### Your task:
Can you print the data exactly and leave out each image?

### Collected data:
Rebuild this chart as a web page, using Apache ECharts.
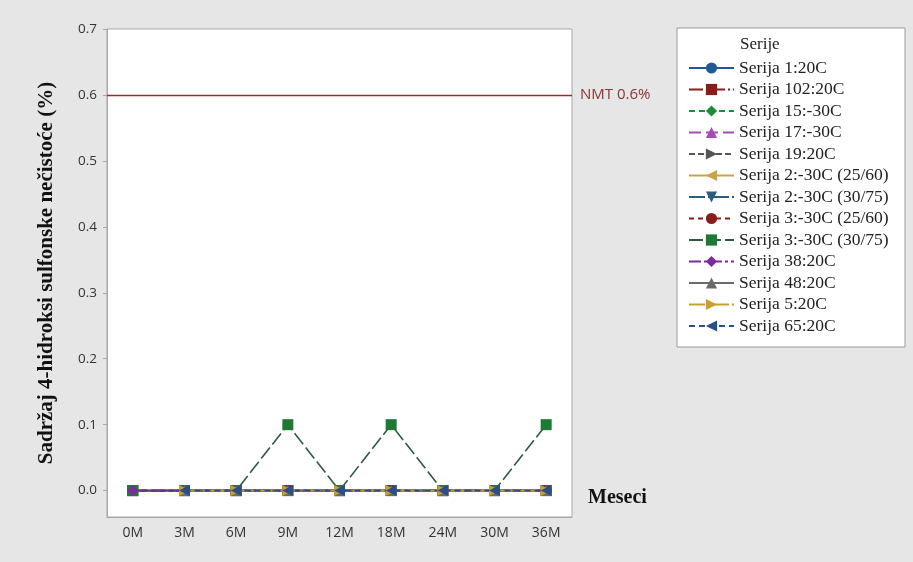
<!DOCTYPE html>
<html>
<head>
    <meta charset="utf-8">
    <title>Sadrzaj 4-hidroksi sulfonske necistoce</title>
    <script src="https://cdn.jsdelivr.net/npm/echarts@6/dist/echarts.min.js"></script>
</head>
<body style="margin:0">
    <div id="c" style="width:913px;height:562px;"></div>
    <script>
    // kategorije (x osa) i oznake y ose
    var meseci = ['0M', '3M', '6M', '9M', '12M', '18M', '24M', '30M', '36M'];
    var yOznake = [0, 0.1, 0.2, 0.3, 0.4, 0.5, 0.6, 0.7];
    var nmt = 0.6;

    // vrednosti po seriji
    var serija1_20 = [0, 0, 0, 0, 0, 0, 0, 0, 0];
    var serija102_20 = [0, 0, 0, 0, 0, 0, 0, 0, 0];
    var serija15_m30 = [0, 0, 0, 0, 0, 0, 0, 0, 0];
    var serija17_m30 = [0, 0, 0, 0, 0, 0, 0, 0, 0];
    var serija19_20 = [0, 0, 0, 0, 0, 0, 0, 0, 0];
    var serija2_2560 = [0, 0, 0, 0, 0, 0, 0, 0, 0];
    var serija2_3075 = [0, 0, 0, 0, 0, 0, 0, 0, 0];
    var serija3_2560 = [0, 0, 0, 0, 0, 0, 0, 0, 0];
    var serija3_3075 = [0, 0, 0, 0.1, 0, 0.1, 0, 0, 0.1];
    var serija38_20 = [0, 0, 0, 0, 0, 0, 0, 0, 0];
    var serija48_20 = [null, 0, 0, 0, 0, 0, 0, 0, 0];
    var serija5_20 = [null, 0, 0, 0, 0, 0, 0, 0, 0];
    var serija65_20 = [null, 0, 0, 0, 0, 0, 0, 0, 0];

    var desno = 'path://M0,0 L10,5 L0,10 Z';
    var levo = 'path://M10,0 L0,5 L10,10 Z';
    var dole = 'path://M0,0 L10,0 L5,10 Z';

    function serija(ime, podaci, boja, simbol, tip, linija) {
        return {
            name: ime,
            type: 'line',
            data: podaci,
            symbol: simbol,
            symbolSize: 11,
            color: boja,
            lineStyle: { color: linija || boja, width: 1.6, type: tip },
            itemStyle: { color: boja },
            z: 3
        };
    }

    var series = [
        serija('Serija 1:20C', serija1_20, '#1f5a96', 'circle', 'solid'),
        serija('Serija 102:20C', serija102_20, '#8b1c1c', 'rect', [14, 3, 2, 3]),
        serija('Serija 15:-30C', serija15_m30, '#1f8c3a', 'diamond', [6, 4]),
        serija('Serija 17:-30C', serija17_m30, '#a44bb8', 'triangle', [12, 5]),
        serija('Serija 19:20C', serija19_20, '#555555', desno, [6, 3]),
        serija('Serija 2:-30C (25/60)', serija2_2560, '#c9a34a', levo, 'solid'),
        serija('Serija 2:-30C (30/75)', serija2_3075, '#2b5d7f', dole, [16, 3, 2, 3]),
        serija('Serija 3:-30C (25/60)', serija3_2560, '#8b1c1c', 'circle', [5, 4]),
        serija('Serija 3:-30C (30/75)', serija3_3075, '#1e7a32', 'rect', [14, 4], '#2f5a40'),
        serija('Serija 38:20C', serija38_20, '#7b2aa0', 'diamond', [12, 3, 3, 3]),
        serija('Serija 48:20C', serija48_20, '#6a6a6a', 'triangle', 'solid'),
        serija('Serija 5:20C', serija5_20, '#c9a030', desno, [16, 3, 2, 3]),
        serija('Serija 65:20C', serija65_20, '#2a4f86', levo, [6, 4])
    ];
    // granica NMT
    series[0].markLine = {
        silent: true,
        symbol: 'none',
        lineStyle: { color: '#a02828', width: 1.3, type: 'solid' },
        label: {
            position: 'end', distance: 8, formatter: 'NMT 0.6%',
            color: '#8a3434', fontFamily: 'Open Sans', fontSize: 15
        },
        data: [{ yAxis: nmt }]
    };

    var myChart = echarts.init(document.getElementById('c'));
    var option = {
        backgroundColor: '#e6e6e6',
        animation: false,
        title: {
            text: 'Serije', left: 735, top: 31,
            textStyle: { fontFamily: 'Liberation Serif', fontWeight: 'normal', fontSize: 17, color: '#222' }
        },
        graphic: [{
            type: 'rect', z: -1,
            shape: { x: 677, y: 28, width: 228, height: 319 },
            style: { fill: '#ffffff', stroke: '#9a9a9a', lineWidth: 1 }
        }],
        legend: {
            orient: 'vertical', left: 683, top: 54,
            itemWidth: 45, itemHeight: 14, itemGap: 3.5,
            textStyle: { fontFamily: 'Liberation Serif', fontSize: 17.5, lineHeight: 16, color: '#222' },
            data: series.map(function (s) { return s.name; })
        },
        grid: {
            left: 107, top: 29, width: 465, height: 488,
            show: true, backgroundColor: '#ffffff', borderColor: '#a8a8a8', borderWidth: 1
        },
        xAxis: {
            type: 'category',
            data: meseci,
            boundaryGap: true,
            name: 'Meseci',
            nameLocation: 'end',
            nameGap: 16,
            nameMoveOverlap: false,
            nameTextStyle: {
                fontFamily: 'Liberation Serif', fontWeight: 'bold', fontSize: 20, color: '#111',
                align: 'left', verticalAlign: 'bottom', padding: [0, 0, 9, 0]
            },
            axisLine: { onZero: false, lineStyle: { color: '#a8a8a8' } },
            axisTick: { alignWithLabel: true, length: 4, lineStyle: { color: '#a8a8a8' } },
            axisLabel: { margin: 9, fontFamily: 'Open Sans', fontSize: 14, color: '#333' }
        },
        yAxis: {
            type: 'value',
            min: -0.04,
            max: 0.7,
            name: 'Sadržaj 4-hidroksi sulfonske nečistoće (%)',
            nameLocation: 'middle',
            nameGap: 50,
            nameTextStyle: { fontFamily: 'Liberation Serif', fontWeight: 'bold', fontSize: 21, color: '#111' },
            splitLine: { show: false },
            axisLine: { show: true, lineStyle: { color: '#a8a8a8' } },
            axisTick: { show: true, length: 4, customValues: yOznake, lineStyle: { color: '#a8a8a8' } },
            axisLabel: {
                customValues: yOznake, margin: 10,
                fontFamily: 'Open Sans', fontSize: 13.5, color: '#333',
                formatter: function (v) { return v.toFixed(1); }
            }
        },
        series: series
    };
    myChart.setOption(option);
    </script>
</body>
</html>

### Solution to this task:
Rebuild this chart as a web page, using Apache ECharts.
<!DOCTYPE html>
<html>
<head>
    <meta charset="utf-8">
    <title>Sadrzaj 4-hidroksi sulfonske necistoce</title>
    <script src="https://cdn.jsdelivr.net/npm/echarts@6/dist/echarts.min.js"></script>
</head>
<body style="margin:0">
    <div id="c" style="width:913px;height:562px;"></div>
    <script>
    // kategorije (x osa) i oznake y ose
    var meseci = ['0M', '3M', '6M', '9M', '12M', '18M', '24M', '30M', '36M'];
    var yOznake = [0, 0.1, 0.2, 0.3, 0.4, 0.5, 0.6, 0.7];
    var nmt = 0.6;

    // vrednosti po seriji
    var serija1_20 = [0, 0, 0, 0, 0, 0, 0, 0, 0];
    var serija102_20 = [0, 0, 0, 0, 0, 0, 0, 0, 0];
    var serija15_m30 = [0, 0, 0, 0, 0, 0, 0, 0, 0];
    var serija17_m30 = [0, 0, 0, 0, 0, 0, 0, 0, 0];
    var serija19_20 = [0, 0, 0, 0, 0, 0, 0, 0, 0];
    var serija2_2560 = [0, 0, 0, 0, 0, 0, 0, 0, 0];
    var serija2_3075 = [0, 0, 0, 0, 0, 0, 0, 0, 0];
    var serija3_2560 = [0, 0, 0, 0, 0, 0, 0, 0, 0];
    var serija3_3075 = [0, 0, 0, 0.1, 0, 0.1, 0, 0, 0.1];
    var serija38_20 = [0, 0, 0, 0, 0, 0, 0, 0, 0];
    var serija48_20 = [null, 0, 0, 0, 0, 0, 0, 0, 0];
    var serija5_20 = [null, 0, 0, 0, 0, 0, 0, 0, 0];
    var serija65_20 = [null, 0, 0, 0, 0, 0, 0, 0, 0];

    var desno = 'path://M0,0 L10,5 L0,10 Z';
    var levo = 'path://M10,0 L0,5 L10,10 Z';
    var dole = 'path://M0,0 L10,0 L5,10 Z';

    function serija(ime, podaci, boja, simbol, tip, linija) {
        return {
            name: ime,
            type: 'line',
            data: podaci,
            symbol: simbol,
            symbolSize: 11,
            color: boja,
            lineStyle: { color: linija || boja, width: 1.6, type: tip },
            itemStyle: { color: boja },
            z: 3
        };
    }

    var series = [
        serija('Serija 1:20C', serija1_20, '#1f5a96', 'circle', 'solid'),
        serija('Serija 102:20C', serija102_20, '#8b1c1c', 'rect', [14, 3, 2, 3]),
        serija('Serija 15:-30C', serija15_m30, '#1f8c3a', 'diamond', [6, 4]),
        serija('Serija 17:-30C', serija17_m30, '#a44bb8', 'triangle', [12, 5]),
        serija('Serija 19:20C', serija19_20, '#555555', desno, [6, 3]),
        serija('Serija 2:-30C (25/60)', serija2_2560, '#c9a34a', levo, 'solid'),
        serija('Serija 2:-30C (30/75)', serija2_3075, '#2b5d7f', dole, [16, 3, 2, 3]),
        serija('Serija 3:-30C (25/60)', serija3_2560, '#8b1c1c', 'circle', [5, 4]),
        serija('Serija 3:-30C (30/75)', serija3_3075, '#1e7a32', 'rect', [14, 4], '#2f5a40'),
        serija('Serija 38:20C', serija38_20, '#7b2aa0', 'diamond', [12, 3, 3, 3]),
        serija('Serija 48:20C', serija48_20, '#6a6a6a', 'triangle', 'solid'),
        serija('Serija 5:20C', serija5_20, '#c9a030', desno, [16, 3, 2, 3]),
        serija('Serija 65:20C', serija65_20, '#2a4f86', levo, [6, 4])
    ];
    // granica NMT
    series[0].markLine = {
        silent: true,
        symbol: 'none',
        lineStyle: { color: '#a02828', width: 1.3, type: 'solid' },
        label: {
            position: 'end', distance: 8, formatter: 'NMT 0.6%',
            color: '#8a3434', fontFamily: 'Open Sans', fontSize: 15
        },
        data: [{ yAxis: nmt }]
    };

    var myChart = echarts.init(document.getElementById('c'));
    var option = {
        backgroundColor: '#e6e6e6',
        animation: false,
        title: {
            text: 'Serije', left: 735, top: 31,
            textStyle: { fontFamily: 'Liberation Serif', fontWeight: 'normal', fontSize: 17, color: '#222' }
        },
        graphic: [{
            type: 'rect', z: -1,
            shape: { x: 677, y: 28, width: 228, height: 319 },
            style: { fill: '#ffffff', stroke: '#9a9a9a', lineWidth: 1 }
        }],
        legend: {
            orient: 'vertical', left: 683, top: 54,
            itemWidth: 45, itemHeight: 14, itemGap: 3.5,
            textStyle: { fontFamily: 'Liberation Serif', fontSize: 17.5, lineHeight: 16, color: '#222' },
            data: series.map(function (s) { return s.name; })
        },
        grid: {
            left: 107, top: 29, width: 465, height: 488,
            show: true, backgroundColor: '#ffffff', borderColor: '#a8a8a8', borderWidth: 1
        },
        xAxis: {
            type: 'category',
            data: meseci,
            boundaryGap: true,
            name: 'Meseci',
            nameLocation: 'end',
            nameGap: 16,
            nameMoveOverlap: false,
            nameTextStyle: {
                fontFamily: 'Liberation Serif', fontWeight: 'bold', fontSize: 20, color: '#111',
                align: 'left', verticalAlign: 'bottom', padding: [0, 0, 9, 0]
            },
            axisLine: { onZero: false, lineStyle: { color: '#a8a8a8' } },
            axisTick: { alignWithLabel: true, length: 4, lineStyle: { color: '#a8a8a8' } },
            axisLabel: { margin: 9, fontFamily: 'Open Sans', fontSize: 14, color: '#333' }
        },
        yAxis: {
            type: 'value',
            min: -0.04,
            max: 0.7,
            name: 'Sadržaj 4-hidroksi sulfonske nečistoće (%)',
            nameLocation: 'middle',
            nameGap: 50,
            nameTextStyle: { fontFamily: 'Liberation Serif', fontWeight: 'bold', fontSize: 21, color: '#111' },
            splitLine: { show: false },
            axisLine: { show: true, lineStyle: { color: '#a8a8a8' } },
            axisTick: { show: true, length: 4, customValues: yOznake, lineStyle: { color: '#a8a8a8' } },
            axisLabel: {
                customValues: yOznake, margin: 10,
                fontFamily: 'Open Sans', fontSize: 13.5, color: '#333',
                formatter: function (v) { return v.toFixed(1); }
            }
        },
        series: series
    };
    myChart.setOption(option);
    </script>
</body>
</html>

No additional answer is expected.